To the best of my knowledge, the wrapper on this cigar is indeed corojo. It certainly tastes like it. There’s a sweet spice to corojo that is almost unmistakable, and this stick has it in spades. It’s similar to Cameroon, but lighter, a little more complex, a little more refined; yet it makes sense that after the embargo U.S. manufacturers would turn to Cameroon as an alternative.

The wrapper competes nicely with the Nicaraguan binder and the Honduran and Nicaraguan filler. It’s a medium bodied smoke that builds, but never reaches full blast. The construction is uniformly excellent, and the aftertaste minimal. The sweet caramel aroma really sells this one for me, and sells it at a fantastic everyday price of two dollars a stick.

(The bewildered five-pack consumer revels in his good luck and goes in search of yet more five-packs to confuse him…)

Diamond Crown Maximus Pyramid No. 3

Cnv0140.jpg

The first Diamond Crown line was developed by Stanford Newman and the Fuente family to celebrate the 100th anniversary of the Newman cigar company. As he tells it in Cigar Family, Stanford’s father first began rolling “buckeye” cigars in Cleveland for direct sale to grocery stores. He stored the tobacco in his mother’s cellar. And this was the humble beginning to a family legacy that would survive for the next century and beyond.

The Newmans first got involved with the Fuentes when Carlos Fuente approached Newman to take over his machine-made business in Tampa. Fuente wanted to concentrate on his hand made cigars in the Dominican Republic, but he didn’t want to totally abandon his machine made business in Tampa. Newman balked at first, but realizing the talent of Fuente he finally agreed, with the condition that Fuente make hand made cigars for the Newman company. An agreement was forged, and cigar fans are all the better for it.

The Diamond Crown line and the Opux X line were released at about the same time, in 1996. I remember at the time the clamor that arose over the Opus X, in part because it wasn’t available on the west coast. Part of the Newman and Fuente marketing plan was to release the Opus X on the east coast exclusively, and to release the Diamond Crown on the west coast exclusively. Very smart…and aggravating! I can just see Carlos and Stanford snickering over this, like Boris and Natasha Badenoff. But as far as a publicity generator, it was brilliant idea.

The Diamond Crown Maximus came as a response to the trend toward heavier bodied cigars. The original line is a fairly mild blend with a Connecticut wrapper, while the Maximus is heavier and employs an Oliva grown Ecuadorian sun-grown wrapper from the El Bajo region. The Maximus was released at the 2003 RTDA convention.
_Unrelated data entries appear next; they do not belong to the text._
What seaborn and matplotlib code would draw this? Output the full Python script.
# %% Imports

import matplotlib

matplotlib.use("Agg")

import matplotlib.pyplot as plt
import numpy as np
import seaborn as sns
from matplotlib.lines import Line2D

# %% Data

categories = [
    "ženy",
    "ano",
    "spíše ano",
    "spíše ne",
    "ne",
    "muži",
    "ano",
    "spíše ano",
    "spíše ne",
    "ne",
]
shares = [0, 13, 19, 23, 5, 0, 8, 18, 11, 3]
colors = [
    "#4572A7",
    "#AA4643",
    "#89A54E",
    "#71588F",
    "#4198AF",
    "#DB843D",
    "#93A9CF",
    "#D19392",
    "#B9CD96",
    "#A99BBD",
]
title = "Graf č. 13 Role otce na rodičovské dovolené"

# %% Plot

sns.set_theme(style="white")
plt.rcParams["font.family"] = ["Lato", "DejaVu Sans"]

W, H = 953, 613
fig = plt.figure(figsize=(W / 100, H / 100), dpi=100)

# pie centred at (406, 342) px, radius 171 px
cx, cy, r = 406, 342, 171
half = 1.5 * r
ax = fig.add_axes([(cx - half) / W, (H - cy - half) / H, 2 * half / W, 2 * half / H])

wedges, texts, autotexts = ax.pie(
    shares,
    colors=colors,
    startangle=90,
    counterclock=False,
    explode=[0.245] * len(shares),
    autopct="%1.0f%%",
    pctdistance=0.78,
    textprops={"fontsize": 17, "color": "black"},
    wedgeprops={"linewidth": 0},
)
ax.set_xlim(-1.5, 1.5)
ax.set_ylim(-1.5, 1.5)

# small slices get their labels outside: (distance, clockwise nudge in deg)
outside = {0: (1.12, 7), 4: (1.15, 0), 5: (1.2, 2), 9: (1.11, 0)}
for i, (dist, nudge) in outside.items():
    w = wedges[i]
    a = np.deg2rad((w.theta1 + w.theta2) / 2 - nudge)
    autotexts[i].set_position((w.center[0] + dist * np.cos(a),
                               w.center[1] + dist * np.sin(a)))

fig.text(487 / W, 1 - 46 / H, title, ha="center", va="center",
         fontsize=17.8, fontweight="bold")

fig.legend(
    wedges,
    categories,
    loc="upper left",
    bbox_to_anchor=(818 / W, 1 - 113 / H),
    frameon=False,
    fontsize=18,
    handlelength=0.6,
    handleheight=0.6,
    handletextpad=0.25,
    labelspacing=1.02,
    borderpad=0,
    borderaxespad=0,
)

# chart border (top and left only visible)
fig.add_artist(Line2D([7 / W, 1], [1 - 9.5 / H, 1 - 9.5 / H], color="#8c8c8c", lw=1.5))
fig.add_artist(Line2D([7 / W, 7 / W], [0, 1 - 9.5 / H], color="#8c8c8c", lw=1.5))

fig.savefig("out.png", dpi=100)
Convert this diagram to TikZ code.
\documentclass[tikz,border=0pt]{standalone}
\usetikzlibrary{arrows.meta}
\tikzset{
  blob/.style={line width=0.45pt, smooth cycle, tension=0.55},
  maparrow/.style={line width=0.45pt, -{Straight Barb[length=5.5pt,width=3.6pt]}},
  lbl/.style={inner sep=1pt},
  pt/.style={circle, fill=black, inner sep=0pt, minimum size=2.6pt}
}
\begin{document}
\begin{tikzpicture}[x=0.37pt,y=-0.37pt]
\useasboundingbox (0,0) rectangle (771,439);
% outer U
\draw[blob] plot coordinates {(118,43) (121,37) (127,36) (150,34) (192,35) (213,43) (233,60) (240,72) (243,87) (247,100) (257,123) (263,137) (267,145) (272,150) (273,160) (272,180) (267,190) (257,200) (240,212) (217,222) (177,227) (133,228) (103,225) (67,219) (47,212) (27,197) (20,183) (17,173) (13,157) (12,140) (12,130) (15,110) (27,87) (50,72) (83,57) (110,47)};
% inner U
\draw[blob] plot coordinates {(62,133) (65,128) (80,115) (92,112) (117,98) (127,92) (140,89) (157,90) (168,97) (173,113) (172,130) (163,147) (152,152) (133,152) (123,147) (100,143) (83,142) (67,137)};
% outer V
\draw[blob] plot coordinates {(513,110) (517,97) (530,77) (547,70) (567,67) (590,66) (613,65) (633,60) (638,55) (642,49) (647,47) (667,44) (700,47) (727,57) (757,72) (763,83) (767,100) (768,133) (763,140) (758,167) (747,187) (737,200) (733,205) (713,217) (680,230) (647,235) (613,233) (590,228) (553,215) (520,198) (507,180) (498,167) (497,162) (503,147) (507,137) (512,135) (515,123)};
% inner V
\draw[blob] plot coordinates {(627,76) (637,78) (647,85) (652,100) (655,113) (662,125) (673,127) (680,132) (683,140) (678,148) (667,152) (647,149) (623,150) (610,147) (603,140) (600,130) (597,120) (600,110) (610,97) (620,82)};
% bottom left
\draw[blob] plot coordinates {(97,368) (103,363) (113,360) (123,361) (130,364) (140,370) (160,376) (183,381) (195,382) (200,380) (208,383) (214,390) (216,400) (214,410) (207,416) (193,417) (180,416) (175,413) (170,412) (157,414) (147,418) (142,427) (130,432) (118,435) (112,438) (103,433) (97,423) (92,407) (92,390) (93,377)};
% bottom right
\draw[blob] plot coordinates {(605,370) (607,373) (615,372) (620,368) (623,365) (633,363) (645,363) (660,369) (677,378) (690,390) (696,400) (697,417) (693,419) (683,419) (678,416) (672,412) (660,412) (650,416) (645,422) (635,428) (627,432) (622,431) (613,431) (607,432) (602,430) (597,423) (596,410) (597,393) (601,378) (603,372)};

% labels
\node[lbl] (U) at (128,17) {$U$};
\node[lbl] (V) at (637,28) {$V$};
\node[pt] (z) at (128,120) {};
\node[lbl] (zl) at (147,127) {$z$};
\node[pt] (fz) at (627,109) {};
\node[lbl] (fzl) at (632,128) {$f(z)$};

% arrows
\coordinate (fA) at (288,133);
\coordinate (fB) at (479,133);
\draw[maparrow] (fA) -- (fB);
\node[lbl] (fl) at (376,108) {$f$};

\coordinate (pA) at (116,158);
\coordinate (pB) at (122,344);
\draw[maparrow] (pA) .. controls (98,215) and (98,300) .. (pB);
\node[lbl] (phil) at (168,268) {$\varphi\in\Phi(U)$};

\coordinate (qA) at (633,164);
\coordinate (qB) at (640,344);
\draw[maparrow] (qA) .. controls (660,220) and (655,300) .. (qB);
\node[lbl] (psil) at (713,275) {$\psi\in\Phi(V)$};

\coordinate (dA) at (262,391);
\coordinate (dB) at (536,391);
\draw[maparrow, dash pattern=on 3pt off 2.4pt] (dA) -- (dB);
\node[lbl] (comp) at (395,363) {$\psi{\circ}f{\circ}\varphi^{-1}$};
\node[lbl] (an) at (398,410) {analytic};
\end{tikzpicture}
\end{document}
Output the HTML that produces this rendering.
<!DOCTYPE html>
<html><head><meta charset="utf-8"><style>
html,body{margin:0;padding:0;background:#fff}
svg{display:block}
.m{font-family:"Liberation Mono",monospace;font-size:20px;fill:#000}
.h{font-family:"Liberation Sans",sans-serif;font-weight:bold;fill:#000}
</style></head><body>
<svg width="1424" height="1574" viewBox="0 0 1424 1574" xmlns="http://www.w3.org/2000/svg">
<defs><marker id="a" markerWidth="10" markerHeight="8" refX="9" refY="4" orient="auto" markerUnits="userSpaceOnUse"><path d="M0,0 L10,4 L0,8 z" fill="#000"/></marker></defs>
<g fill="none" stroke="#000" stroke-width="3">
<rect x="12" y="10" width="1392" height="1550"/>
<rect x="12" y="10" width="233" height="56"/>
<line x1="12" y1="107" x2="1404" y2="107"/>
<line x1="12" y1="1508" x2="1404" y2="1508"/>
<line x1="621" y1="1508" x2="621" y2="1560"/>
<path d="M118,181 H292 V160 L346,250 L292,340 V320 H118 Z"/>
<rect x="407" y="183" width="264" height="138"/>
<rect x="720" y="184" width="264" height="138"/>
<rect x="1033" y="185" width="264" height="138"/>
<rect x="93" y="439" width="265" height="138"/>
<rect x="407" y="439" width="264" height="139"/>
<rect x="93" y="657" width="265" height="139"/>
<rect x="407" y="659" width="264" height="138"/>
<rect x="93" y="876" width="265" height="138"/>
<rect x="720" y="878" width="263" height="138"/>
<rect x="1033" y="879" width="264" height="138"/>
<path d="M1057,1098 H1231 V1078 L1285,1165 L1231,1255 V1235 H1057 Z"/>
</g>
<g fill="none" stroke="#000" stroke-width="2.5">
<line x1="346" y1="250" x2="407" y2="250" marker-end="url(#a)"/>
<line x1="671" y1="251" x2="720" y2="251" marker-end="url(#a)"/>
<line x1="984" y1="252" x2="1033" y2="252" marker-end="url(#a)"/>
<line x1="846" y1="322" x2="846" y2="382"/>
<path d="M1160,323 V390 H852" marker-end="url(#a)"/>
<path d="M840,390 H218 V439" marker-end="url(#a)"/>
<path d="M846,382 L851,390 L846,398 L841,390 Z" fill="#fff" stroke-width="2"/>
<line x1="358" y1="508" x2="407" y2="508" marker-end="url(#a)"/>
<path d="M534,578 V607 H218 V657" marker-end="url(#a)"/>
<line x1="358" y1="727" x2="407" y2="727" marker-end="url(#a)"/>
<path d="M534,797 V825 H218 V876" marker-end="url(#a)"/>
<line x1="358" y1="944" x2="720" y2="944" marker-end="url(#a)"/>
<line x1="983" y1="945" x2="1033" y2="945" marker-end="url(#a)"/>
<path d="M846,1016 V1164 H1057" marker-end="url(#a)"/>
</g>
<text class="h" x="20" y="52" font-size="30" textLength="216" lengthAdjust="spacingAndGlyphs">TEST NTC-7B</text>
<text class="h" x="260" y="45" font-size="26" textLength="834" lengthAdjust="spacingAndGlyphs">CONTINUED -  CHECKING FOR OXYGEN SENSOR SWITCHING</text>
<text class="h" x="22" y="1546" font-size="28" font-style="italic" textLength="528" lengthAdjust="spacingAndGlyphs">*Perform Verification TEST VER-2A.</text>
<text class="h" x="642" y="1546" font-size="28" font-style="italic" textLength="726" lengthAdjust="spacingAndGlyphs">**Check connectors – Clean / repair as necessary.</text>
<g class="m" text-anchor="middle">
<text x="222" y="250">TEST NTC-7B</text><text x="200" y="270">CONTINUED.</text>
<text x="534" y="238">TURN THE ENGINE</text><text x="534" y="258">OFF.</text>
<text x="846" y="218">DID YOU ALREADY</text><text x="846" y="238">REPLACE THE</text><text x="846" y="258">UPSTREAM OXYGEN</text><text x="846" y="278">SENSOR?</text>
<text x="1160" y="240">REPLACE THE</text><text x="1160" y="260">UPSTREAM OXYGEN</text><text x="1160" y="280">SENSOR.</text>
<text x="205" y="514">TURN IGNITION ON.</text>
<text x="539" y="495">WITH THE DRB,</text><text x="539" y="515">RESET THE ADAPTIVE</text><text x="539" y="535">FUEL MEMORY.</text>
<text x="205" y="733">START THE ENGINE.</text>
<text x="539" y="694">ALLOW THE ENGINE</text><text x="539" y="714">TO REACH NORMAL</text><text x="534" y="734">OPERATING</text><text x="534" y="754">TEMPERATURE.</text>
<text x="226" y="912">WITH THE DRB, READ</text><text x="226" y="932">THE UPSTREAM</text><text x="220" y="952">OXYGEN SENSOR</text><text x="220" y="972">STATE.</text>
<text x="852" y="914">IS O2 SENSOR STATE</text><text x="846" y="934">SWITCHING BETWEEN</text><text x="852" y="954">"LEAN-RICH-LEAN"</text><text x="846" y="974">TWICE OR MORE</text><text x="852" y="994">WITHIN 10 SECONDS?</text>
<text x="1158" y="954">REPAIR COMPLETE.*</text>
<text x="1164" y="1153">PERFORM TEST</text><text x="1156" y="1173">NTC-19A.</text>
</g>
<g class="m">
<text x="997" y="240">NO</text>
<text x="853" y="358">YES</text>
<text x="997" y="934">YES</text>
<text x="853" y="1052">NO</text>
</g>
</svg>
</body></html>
All of the DC cigars have large ring gauges so they can incorporate five or six different leaves to give the smoke complexity. The Pyramid No. 3 rings in at 6 5/8 x 50. The head of this cigar is something to marvel at. The wrap is perfect, the work of a true artist. The color is an unusual colorado maduro, an almost drab shade of maduro…I can’t find another cigar in my humidor that shares the same shade.

The wrapper on this cigar is the star of the show. I found the blend to be smooth and spicy, but the aroma from the wrapper steals the show. It starts up with a hint of cedar that grows and grows, over a steady smooth beat that heats up in intensity as the cigar burns. Almost like a piece of music, a jazz quartet that starts out cool and easy but breaks out when the players take their solos. But again, the principle player here is the Ecuadorian wrapper. Between puffs it was nice just to revel in the aroma from the smoldering stick.

Certainly a class act. But now for the letdown. As the band packs up its instruments and the crowd finishes their drinks, the bill arrives. Gulp. At 15 to 20 USD, this is still a damn fine cigar. But at this price… I’ll have to let my wife buy me more, like this one, for Christmas.